**DATA**
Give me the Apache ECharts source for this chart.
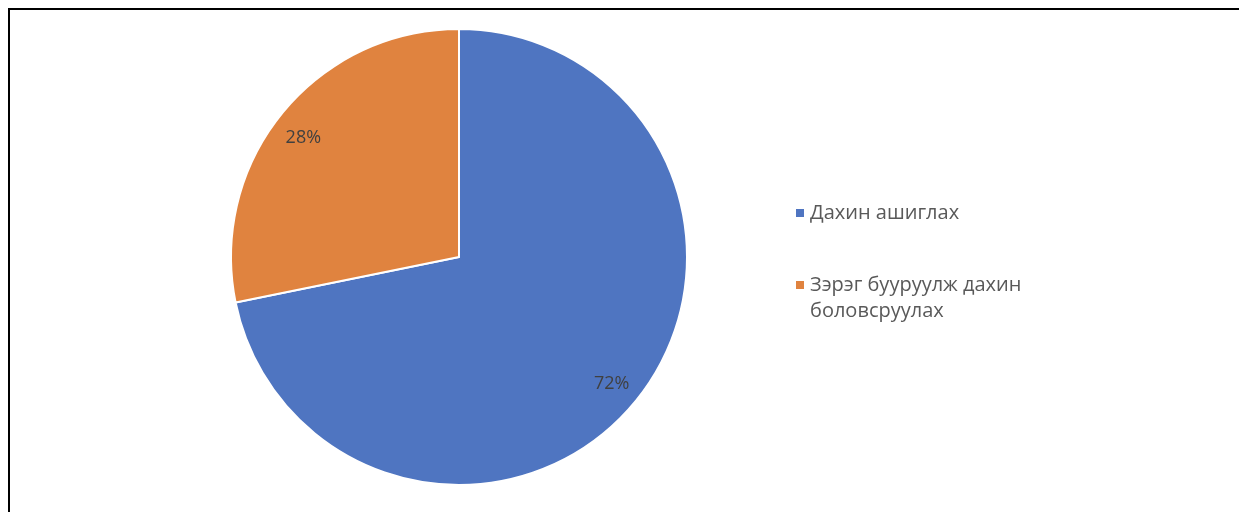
<!DOCTYPE html>
<html>
<head>
<meta charset="utf-8">
<script src="https://cdn.jsdelivr.net/npm/echarts@6/dist/echarts.min.js"></script>
<style>
  html, body { margin: 0; padding: 0; background: #fff; }
  #frame {
    position: absolute; left: 8px; top: 8px; width: 1240px; height: 520px;
    border-top: 2px solid #000; border-left: 2px solid #000;
  }
  #chart { position: absolute; left: 0; top: 0; width: 1239px; height: 512px; }
</style>
</head>
<body>
<div id="frame"></div>
<div id="chart"></div>
<script>
const categories = ['Дахин ашиглах', 'Зэрэг бууруулж дахин боловсруулах'];
const values = [71.8, 28.2];
const colors = ['#4F75C1', '#E0833F'];

const chart = echarts.init(document.getElementById('chart'), null, { renderer: 'canvas' });

const pieData = categories.map((name, i) => ({
  name: name,
  value: values[i],
  itemStyle: { color: colors[i] }
}));

const legendText = {
  fontFamily: 'Open Sans',
  fontSize: 20,
  color: '#595959',
  lineHeight: 26
};

const option = {
  animation: false,
  legend: [
    {
      orient: 'vertical',
      left: 794,
      top: 200,
      padding: 0,
      itemWidth: 10,
      itemHeight: 10,
      icon: 'rect',
      data: [categories[0]],
      textStyle: legendText
    },
    {
      // wrapped label; leading blank line keeps the icon level with the first line
      orient: 'vertical',
      left: 794,
      top: 246,
      padding: 0,
      itemWidth: 10,
      itemHeight: 10,
      icon: 'rect',
      data: [categories[1]],
      formatter: () => ' \nЗэрэг бууруулж дахин\nболовсруулах',
      textStyle: legendText
    }
  ],
  series: [
    {
      type: 'pie',
      center: [459, 257],
      radius: [0, 228],
      startAngle: 90,
      clockwise: true,
      label: { show: false },
      labelLine: { show: false },
      itemStyle: { borderColor: '#fff', borderWidth: 2 },
      emphasis: { disabled: true },
      data: pieData
    },
    {
      // label-only ring so the percentages sit near the outer edge
      type: 'pie',
      center: [459, 257],
      radius: [168, 228],
      startAngle: 90,
      clockwise: true,
      silent: true,
      percentPrecision: 0,
      itemStyle: { color: 'rgba(0,0,0,0)' },
      label: {
        show: true,
        position: 'inside',
        formatter: '{d}%',
        fontFamily: 'Open Sans',
        fontSize: 18,
        lineHeight: 16,
        color: '#404040'
      },
      labelLine: { show: false },
      emphasis: { disabled: true },
      data: categories.map((name, i) => ({
        name: name,
        value: values[i],
        label: i === 1 ? { formatter: ' \n{d}%' } : { padding: [0, 6, 4, 0] }
      }))
    }
  ]
};

chart.setOption(option);
</script>
</body>
</html>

**GIVEN PROBLEM**
Give the data above again in full and unchanged, skipping the pictures.

**PROBLEM SOLUTION**
Give me the Apache ECharts source for this chart.
<!DOCTYPE html>
<html>
<head>
<meta charset="utf-8">
<script src="https://cdn.jsdelivr.net/npm/echarts@6/dist/echarts.min.js"></script>
<style>
  html, body { margin: 0; padding: 0; background: #fff; }
  #frame {
    position: absolute; left: 8px; top: 8px; width: 1240px; height: 520px;
    border-top: 2px solid #000; border-left: 2px solid #000;
  }
  #chart { position: absolute; left: 0; top: 0; width: 1239px; height: 512px; }
</style>
</head>
<body>
<div id="frame"></div>
<div id="chart"></div>
<script>
const categories = ['Дахин ашиглах', 'Зэрэг бууруулж дахин боловсруулах'];
const values = [71.8, 28.2];
const colors = ['#4F75C1', '#E0833F'];

const chart = echarts.init(document.getElementById('chart'), null, { renderer: 'canvas' });

const pieData = categories.map((name, i) => ({
  name: name,
  value: values[i],
  itemStyle: { color: colors[i] }
}));

const legendText = {
  fontFamily: 'Open Sans',
  fontSize: 20,
  color: '#595959',
  lineHeight: 26
};

const option = {
  animation: false,
  legend: [
    {
      orient: 'vertical',
      left: 794,
      top: 200,
      padding: 0,
      itemWidth: 10,
      itemHeight: 10,
      icon: 'rect',
      data: [categories[0]],
      textStyle: legendText
    },
    {
      // wrapped label; leading blank line keeps the icon level with the first line
      orient: 'vertical',
      left: 794,
      top: 246,
      padding: 0,
      itemWidth: 10,
      itemHeight: 10,
      icon: 'rect',
      data: [categories[1]],
      formatter: () => ' \nЗэрэг бууруулж дахин\nболовсруулах',
      textStyle: legendText
    }
  ],
  series: [
    {
      type: 'pie',
      center: [459, 257],
      radius: [0, 228],
      startAngle: 90,
      clockwise: true,
      label: { show: false },
      labelLine: { show: false },
      itemStyle: { borderColor: '#fff', borderWidth: 2 },
      emphasis: { disabled: true },
      data: pieData
    },
    {
      // label-only ring so the percentages sit near the outer edge
      type: 'pie',
      center: [459, 257],
      radius: [168, 228],
      startAngle: 90,
      clockwise: true,
      silent: true,
      percentPrecision: 0,
      itemStyle: { color: 'rgba(0,0,0,0)' },
      label: {
        show: true,
        position: 'inside',
        formatter: '{d}%',
        fontFamily: 'Open Sans',
        fontSize: 18,
        lineHeight: 16,
        color: '#404040'
      },
      labelLine: { show: false },
      emphasis: { disabled: true },
      data: categories.map((name, i) => ({
        name: name,
        value: values[i],
        label: i === 1 ? { formatter: ' \n{d}%' } : { padding: [0, 6, 4, 0] }
      }))
    }
  ]
};

chart.setOption(option);
</script>
</body>
</html>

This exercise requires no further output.